Buffered reader - remove punctuation

878 views Asked by At

I need help with reader, which will remove punctuation and numbers and will create array of strings out of the input.

For example, on the input, there will be "example.txt" file which will contain something like this:

Hello 123 , I'am new example ... text file!"

I need my reader to create array which will contain this:

String[] example = {"Hello", "I", "am", "new", "example", "text", "file"}

Is there a way how to remove punctuation and numbers and create array of strings with buffered reader?

Thank you in advance, Fipkus.

3

There are 3 answers

0
Filip Kraus On BEST ANSWER

In the end, I fixed it like this:

char[] alphabet= {'a','á','b','c','č','d','ď','e','é','ě','f','g','h',
            'i','í','j','k','l','m','n','ň','o','ó','p','q','r','ř','s','š','t','ť',
            'u','ú','ů','v','w','x','y','ý','z','ž','A','Á','B','C','Č','D','Ď','E','É',
            'Ě','F','G','H','I','Í','J','K','L','M','N','Ň','O','Ó','P','Q','R','Ř','S','Š','T',
            'Ť','U','Ú','Ů','V','W','X','Y','Ý','Z','Ž',' '};



                String vlozena = userInputScanner.nextLine();
                String fileContentsSingle = "";
                Integer lenght = vlozena.length();
                int j ;
                char cha;

                        /*
                         * kontroluje, zda se jedná o mezeru či písmeno české abecedy
                         * a poté jej přidá, pokud vyhovuje, do věty
                         */
                for (j = 0; j<lenght;j++) {
                    cha = vlozena.charAt(j);
                    for (char z : abeceda) {
                        if (cha == z) {
                            fileContentsSingle = fileContentsSingle + cha;
                        }
                    }
                }

                fileContentsSingle = fileContentsSingle.replaceAll("\\s+", " ");
                fileContentsSingle = fileContentsSingle.toLowerCase();
                String[] vetaNaArraySingle = fileContentsSingle.split("\\s+",-1);
2
Ben Minton On

Another method is using StringTokenizer.

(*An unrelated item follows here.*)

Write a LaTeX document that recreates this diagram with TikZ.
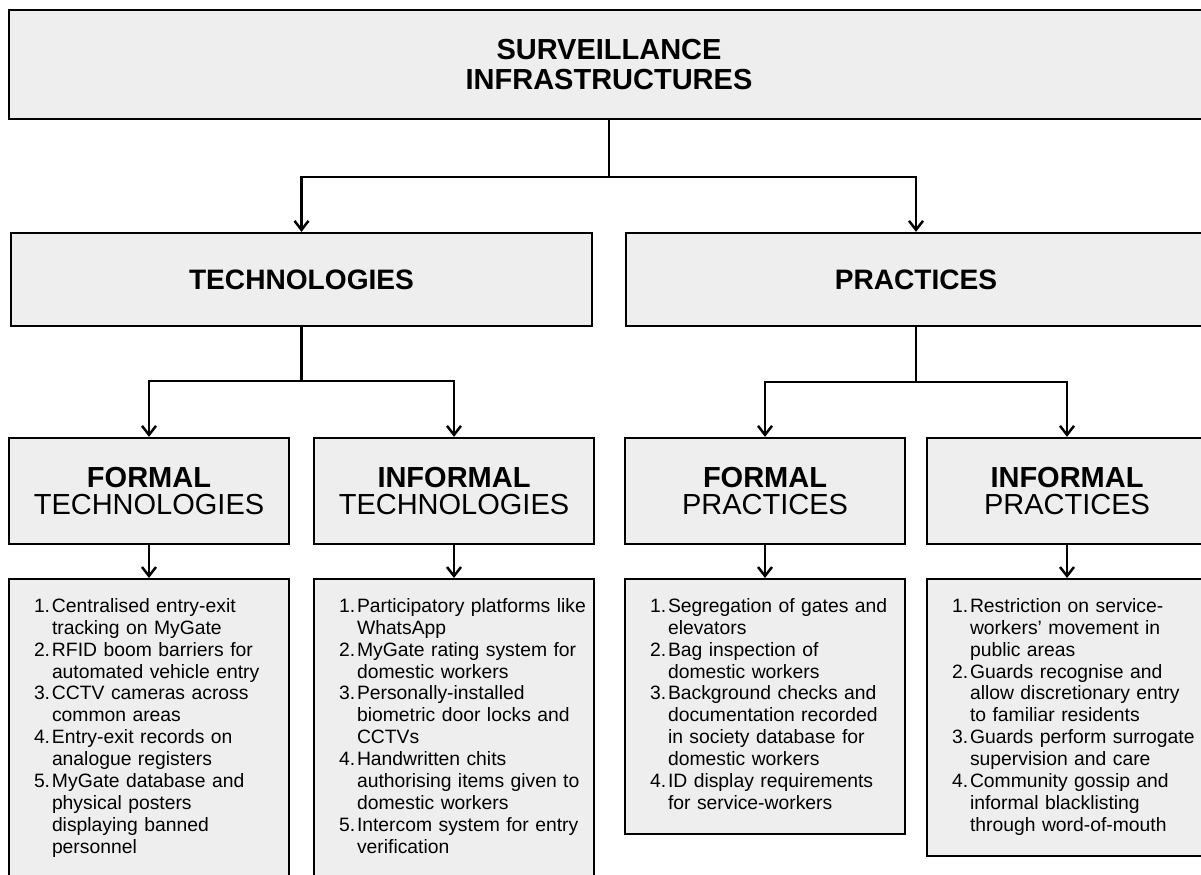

It's a little more restrictive, but I prefer it since you just list the delimiters instead of regex, which is a little easier to read.

String test = "Hello 123 , I'am new example ... text file!";
ArrayList<String> exampleTemp = new ArrayList<>();
String[] example = new String[6];

StringTokenizer st = new StringTokenizer(test, " ,.1234567890!");
while(st.hasMoreTokens()) 
{
    exampleTemp.add(st.nextToken());
} 
exampleTemp.toArray(example);

for(String word : example)
{
    System.out.println(word);
}

Edit: I modified it to fill a String array. Not sure about the white space issue.

1
brlaranjeira On

Use String.split(regex). In String regex, you put the characters you have to remove like in String regex = ",0123456789\\.".